Though we'd really rather believe that Justin Timberlake is as nice as pie, there have sadly been a few reports of late that make us question whether the Trousersnake is sound or not.
I've met him and he was polite, grand, but 'warm' or 'friendly' wouldn't be the first words I'd use to describe him. Then again, maybe I just caught him on an off day. Film junkets can be tough going, as a conveyor belt of journalists file in one by one to ask roughly the same questions they've been painstakingly answering all day. Though some would argue that they do get paid enough money to promote their movies so they could just do it with a good heart and put on a smile.
Anyhoo, then there was Timberlake's recent outburst in which he said in passing to a journalist who pressed him on the negative flack he'd been receiving about his acting abilities that he sometimes wishes he could 'f*cking kill everyone' and that our opinions don't matter a damn.
Again, you could argue that he does have a point; opinions are indeed like assholes in that every single one of us is in possession of one.
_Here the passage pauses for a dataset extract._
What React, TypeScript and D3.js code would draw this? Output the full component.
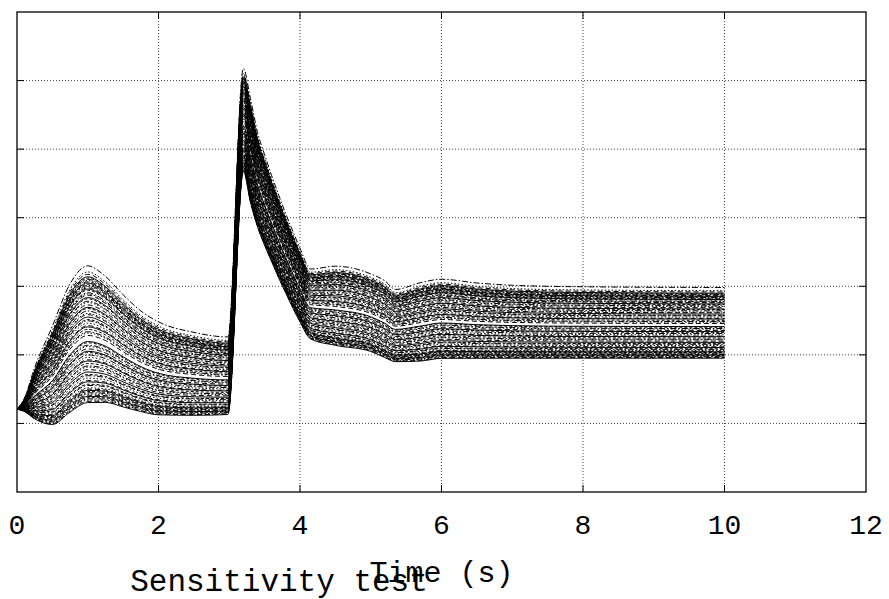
import React from "react";
import * as d3 from "d3";

// Time samples (s)
const times = [0, 0.1, 0.25, 0.5, 0.75, 1.0, 1.25, 1.5, 1.75, 2.0, 2.5, 2.98, 3.2, 3.3, 3.4, 3.5, 3.6, 3.7, 3.8, 3.9, 4.0, 4.15, 4.5, 5.0, 5.2, 5.35, 5.7, 6.0, 6.5, 7.0, 8.0, 10.0];
// Lower envelope of the ensemble
const lowCurve = [1.21, 1.18, 1.08, 1.01, 1.2, 1.34, 1.34, 1.27, 1.2, 1.15, 1.14, 1.15, 4.7, 4.25, 3.89, 3.62, 3.38, 3.14, 2.92, 2.7, 2.5, 2.25, 2.16, 2.07, 1.98, 1.92, 1.93, 1.97, 1.97, 1.97, 1.97, 1.97];
// Upper envelope of the ensemble
const highCurve = [1.21, 1.34, 1.75, 2.29, 2.87, 3.12, 2.98, 2.73, 2.51, 2.36, 2.22, 2.16, 6.04, 5.6, 5.12, 4.8, 4.5, 4.22, 3.95, 3.7, 3.46, 3.16, 3.19, 3.08, 2.98, 2.86, 2.95, 3.0, 2.95, 2.92, 2.9, 2.89];
// Position of each sensitivity run between the envelopes
const runWeights = [-0.02, -0.01, 0.0, 0.01, 0.02, 0.03, 0.04, 0.05, 0.06, 0.07, 0.08, 0.09, 0.1, 0.12, 0.13, 0.15, 0.16, 0.18, 0.2, 0.21, 0.23, 0.25, 0.27, 0.28, 0.3, 0.32, 0.33, 0.35, 0.37, 0.39, 0.4, 0.42, 0.44, 0.45, 0.47, 0.48, 0.53, 0.55, 0.56, 0.58, 0.6, 0.61, 0.63, 0.65, 0.66, 0.68, 0.7, 0.71, 0.73, 0.75, 0.76, 0.78, 0.8, 0.81, 0.83, 0.84, 0.86, 0.87, 0.88, 0.9, 0.91, 0.92, 0.93, 0.94, 0.95, 0.96, 0.97, 0.98, 0.99, 1.0, 1.01, 1.03, 1.05, 1.1];
const xTicks = [0, 2, 4, 6, 8, 10, 12];
const yTicks = [0, 1, 2, 3, 4, 5, 6, 7];
const dashStyles = ["none", "5,3", "1.5,2", "6,2,1.5,2", "3,2"];

const W = 889, H = 599;
const L = 17, R = 866, T = 12, B = 492;

export default function App() {
  const x = d3.scaleLinear().domain([0, 12]).range([L, R]);
  const y = d3.scaleLinear().domain([0, 7]).range([B, T]);
  const line = d3.line<[number, number]>().x(d => x(d[0])).y(d => y(d[1])).curve(d3.curveMonotoneX);
  const font = "'Liberation Mono', 'Courier New', monospace";
  return (
    <svg width={W} height={H} style={{ position: "absolute", left: 0, top: 0, background: "#fff" }}>
      <defs>
        <clipPath id="clip"><rect x={L} y={T} width={R - L} height={B - T} /></clipPath>
      </defs>
      {xTicks.slice(1, -1).map(t => (
        <line key={"gx" + t} x1={x(t)} x2={x(t)} y1={T} y2={B} stroke="#444" strokeWidth={1} strokeDasharray="1,2" />
      ))}
      {yTicks.slice(1, -1).map(t => (
        <line key={"gy" + t} x1={L} x2={R} y1={y(t)} y2={y(t)} stroke="#444" strokeWidth={1} strokeDasharray="1,2" />
      ))}
      <g clipPath="url(#clip)">
        {runWeights.map((w, i) => {
          const pts: [number, number][] = times.map((t, j) => [t, lowCurve[j] + w * (highCurve[j] - lowCurve[j])]);
          const ds = dashStyles[i % dashStyles.length];
          return <path key={i} d={line(pts) || ""} fill="none" stroke="#000" strokeWidth={1} strokeDasharray={ds === "none" ? undefined : ds} />;
        })}
      </g>
      <rect x={L} y={T} width={R - L} height={B - T} fill="none" stroke="#000" strokeWidth={1.3} />
      {xTicks.slice(1, -1).map(t => (
        <g key={"tx" + t}>
          <line x1={x(t)} x2={x(t)} y1={B} y2={B - 7} stroke="#000" />
          <line x1={x(t)} x2={x(t)} y1={T} y2={T + 7} stroke="#000" />
        </g>
      ))}
      {yTicks.slice(1, -1).map(t => (
        <g key={"ty" + t}>
          <line x1={L} x2={L + 7} y1={y(t)} y2={y(t)} stroke="#000" />
          <line x1={R} x2={R - 7} y1={y(t)} y2={y(t)} stroke="#000" />
        </g>
      ))}
      {xTicks.map(t => (
        <text key={"lx" + t} x={x(t)} y={534} textAnchor="middle" fontFamily={font} fontSize={28} fill="#000">{t}</text>
      ))}
      <text x={(L + R) / 2} y={582} textAnchor="middle" fontFamily={font} fontSize={30} fill="#000">Time (s)</text>
      <text x={279} y={591} textAnchor="middle" fontFamily={font} fontSize={31} fill="#000">Sensitivity test</text>
    </svg>
  );
}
Just this weekend however, Timberlake was taken up the wrong way yet again, coming off like a bit of a knob, when he put on a bajan accent while giving a speech at the AMAs, which meant as an imperssion of Rihanna's mother, was not so warmly received. Adding insult to injury, Justin went on to reduce those who remain within the confines of one musical genre by saying smugly that his award is proof that he can't be 'genre-d' because he was nominated for pop, rock and R&B. What he should have done is accept his award in his own accent in as gracious a manner as he was brought up to have and we could all go on singing along to his tunes, safe in the knowledge that if he's funny and affable on SNL, he's probably like that in real life too.
Is Justin Timberlake getting too big for his sexy-backed boots?